#### PROMPT
Up to and including the line with "35.72, 27.56, 19.40];", write out the listing from its first line, minus the pictures.
☆ ☆ ☆ ☆ ☆
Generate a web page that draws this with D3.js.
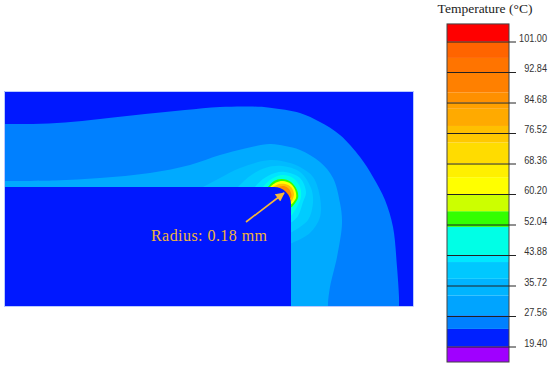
<!DOCTYPE html>
<html>
<head>
<meta charset="utf-8">
<script src="https://cdn.jsdelivr.net/npm/d3@7"></script>
<style>
  html, body { margin: 0; padding: 0; background: #fff; }
  svg { display: block; }
</style>
</head>
<body>
<div id="chart"></div>
<script>
// 1: DATA
const tickTemps = [101.00, 92.84, 84.68, 76.52, 68.36, 60.20, 52.04, 43.88, 35.72, 27.56, 19.40];

// colour key: band edges in deg C, bottom to top, one colour per band
const bandEdges = [15.25, 19.4, 24.1, 27.8, 33, 37.5, 42, 43.88, 51.4, 55.6, 60.2, 64.7, 68.36, 74, 76.52, 78.4, 83, 84.68, 87.4, 92.84, 96.6, 101, 105.7];
const bandColors = ["#a000ff", "#0020ff", "#0080ff", "#00a4ff", "#00b4ff", "#00c8ff", "#00e8ff", "#00ffe6", "#33ff00", "#ccff00", "#ffff00", "#fff000", "#ffdc00", "#ffc800", "#ffc000", "#ffaa00", "#ffa000", "#ff9000", "#ff8000", "#ff7400", "#ff6400", "#ff0000"];

// temperature contours in field units (x across, y down from top of the field)
const contourA = [[0,32],[28,32],[60,30.5],[95,27],[140,22],[180,18],[215,15],[245,14.5],[265,15.7],[295,21],[315,30],[335,43],[355,65],[368,85],[380,108],[388,135],[392,175],[394,205],[394,214]];
const contourB = [[0,89],[50,88.5],[95,86],[145,81],[185,73],[215,63],[240,56.5],[265,52],[280,54],[295,58],[315,70],[328,86],[335,111],[337,131],[332,165],[325,195],[323,211],[323,214]];
const contourC = [[198,95],[215,86],[235,76],[265,68],[285,71],[295,75],[308,85],[315,105],[315,125],[305,141],[287,151]];
const contourD = [[233,95],[245,84],[260,76],[277,74],[295,80],[306,96],[308,110],[303,128],[287,140]];
const contourE = [[250,95],[258,87],[270,81],[280,80],[295,86],[301,100],[298,110],[293,124],[287,130]];
const contourF = [[258,95],[265,88],[277,83],[288,86],[295,95],[296,105],[293,113],[287,123]];
const contourG = [[263,95],[269,89],[277,87],[286,90],[292,98],[293,106],[287,115]];
const contourH = [[265,95],[271,90.5],[278,89],[286,92],[290.5,99],[291,106],[287,112]];
const contourI = [[268,95],[274,92],[280,92],[286,95],[289,102],[287,109]];
const contourJ = [[273,95],[279,94],[284,97],[286.5,103],[286,106]];
const contours = [contourA, contourB, contourC, contourD, contourE, contourF, contourG, contourH, contourI, contourJ];
const contourColors = ["#0080ff", "#00aaff", "#00bbff", "#00ccff", "#00e4ff", "#00ffe6", "#33ff00", "#ffff00", "#ffc000", "#ff8c00"];

const fieldSize = [408, 214];
const notch = { right: 286, top: 95, radius: 17 };
const arrowLine = [[241, 130], [279, 101]];
const fieldColor = "#0018ff";

// 2: CREATE BLANK SVG
const svg = d3.select("#chart").append("svg")
    .attr("width", 550)
    .attr("height", 367);

// 3: SCALES
const xField = d3.scaleLinear().domain([0, fieldSize[0]]).range([5, 413]);
const yField = d3.scaleLinear().domain([0, fieldSize[1]]).range([92, 306]);
const yTemp = d3.scaleLinear().domain([19.4, 101]).range([346.5, 41.5]);

// 4: TEMPERATURE FIELD
svg.append("defs").append("clipPath").attr("id", "fieldClip")
    .append("rect")
    .attr("x", xField(0)).attr("y", yField(0))
    .attr("width", xField(fieldSize[0]) - xField(0))
    .attr("height", yField(fieldSize[1]) - yField(0));

const field = svg.append("g").attr("clip-path", "url(#fieldClip)");

field.append("rect")
    .attr("x", xField(0)).attr("y", yField(0))
    .attr("width", xField(fieldSize[0]) - xField(0))
    .attr("height", yField(fieldSize[1]) - yField(0))
    .attr("fill", fieldColor);

const contourLine = d3.line()
    .x(d => xField(d[0]))
    .y(d => yField(d[1]))
    .curve(d3.curveCatmullRom.alpha(0.5));

// every band closes through the bottom left corner, which the notch covers
field.selectAll("path.band")
    .data(contours)
    .join("path")
    .attr("class", "band")
    .attr("fill", (d, i) => contourColors[i])
    .attr("d", d => `${contourLine(d)}L${xField(0)},${yField(fieldSize[1])}Z`);

// the notch with its rounded corner
const notchPath = d3.path();
notchPath.moveTo(xField(0), yField(notch.top));
notchPath.arcTo(xField(notch.right), yField(notch.top), xField(notch.right), yField(fieldSize[1]), notch.radius);
notchPath.lineTo(xField(notch.right), yField(fieldSize[1]));
notchPath.lineTo(xField(0), yField(fieldSize[1]));
notchPath.closePath();
field.append("path").attr("d", notchPath.toString()).attr("fill", fieldColor);

// thin soft edge round the field
svg.append("rect")
    .attr("x", xField(0) - 0.5).attr("y", yField(0) - 0.5)
    .attr("width", xField(fieldSize[0]) - xField(0) + 1)
    .attr("height", yField(fieldSize[1]) - yField(0) + 1)
    .attr("fill", "none")
    .attr("stroke", "#9db4ff")
    .attr("stroke-width", 0.7);

// 5: ARROW AND LABEL
const arrowColor = "#f5b73a";
svg.select("defs").append("marker")
    .attr("id", "head")
    .attr("viewBox", "0 0 10 10")
    .attr("refX", 9).attr("refY", 5)
    .attr("markerUnits", "userSpaceOnUse")
    .attr("markerWidth", 10).attr("markerHeight", 9)
    .attr("orient", "auto")
    .append("path")
    .attr("d", "M0,0L10,5L0,10Z")
    .attr("fill", arrowColor);

svg.append("line")
    .attr("x1", xField(arrowLine[0][0])).attr("y1", yField(arrowLine[0][1]))
    .attr("x2", xField(arrowLine[1][0])).attr("y2", yField(arrowLine[1][1]))
    .attr("stroke", arrowColor)
    .attr("stroke-width", 1.6)
    .attr("marker-end", "url(#head)");

svg.append("text")
    .attr("x", 151).attr("y", 240.5)
    .attr("font-family", "'Liberation Serif', serif")
    .attr("font-size", 16)
    .attr("fill", "#f0b43c")
    .attr("textLength", 116)
    .text("Radius: 0.18 mm");

// 6: COLOUR KEY
const keyX = 447, keyWidth = 62;
const key = svg.append("g");

key.selectAll("rect.band")
    .data(bandColors)
    .join("rect")
    .attr("class", "band")
    .attr("x", keyX)
    .attr("width", keyWidth)
    .attr("y", (d, i) => yTemp(bandEdges[i + 1]))
    .attr("height", (d, i) => yTemp(bandEdges[i]) - yTemp(bandEdges[i + 1]))
    .attr("fill", d => d);

key.append("rect")
    .attr("x", keyX).attr("y", yTemp(bandEdges[bandEdges.length - 1]))
    .attr("width", keyWidth)
    .attr("height", yTemp(bandEdges[0]) - yTemp(bandEdges[bandEdges.length - 1]))
    .attr("fill", "none")
    .attr("stroke", "#444")
    .attr("stroke-width", 1);

const axis = svg.append("g")
    .attr("transform", `translate(${keyX},0)`)
    .call(d3.axisRight(yTemp).tickValues(tickTemps).tickFormat(d3.format(".2f")).tickSize(69));

axis.select(".domain").remove();
axis.selectAll(".tick line").attr("stroke", "#222");
// labels sit a little above their ticks and are squeezed sideways
axis.selectAll(".tick text")
    .attr("x", 0)
    .attr("y", 0)
    .attr("transform", "translate(100,-4) scale(0.83,1)")
    .attr("text-anchor", "end")
    .attr("dy", "0.32em")
    .attr("font-family", "'Liberation Sans', sans-serif")
    .attr("font-size", 11)
    .attr("fill", "#333");

svg.append("text")
    .attr("x", 485).attr("y", 13)
    .attr("text-anchor", "middle")
    .attr("font-family", "'Liberation Serif', serif")
    .attr("font-size", 13.5)
    .attr("fill", "#222")
    .text("Temperature (°C)");
</script>
</body>
</html>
☆ ☆ ☆ ☆ ☆
#### IN RESPONSE
Generate a web page that draws this with D3.js.
<!DOCTYPE html>
<html>
<head>
<meta charset="utf-8">
<script src="https://cdn.jsdelivr.net/npm/d3@7"></script>
<style>
  html, body { margin: 0; padding: 0; background: #fff; }
  svg { display: block; }
</style>
</head>
<body>
<div id="chart"></div>
<script>
// 1: DATA
const tickTemps = [101.00, 92.84, 84.68, 76.52, 68.36, 60.20, 52.04, 43.88, 35.72, 27.56, 19.40];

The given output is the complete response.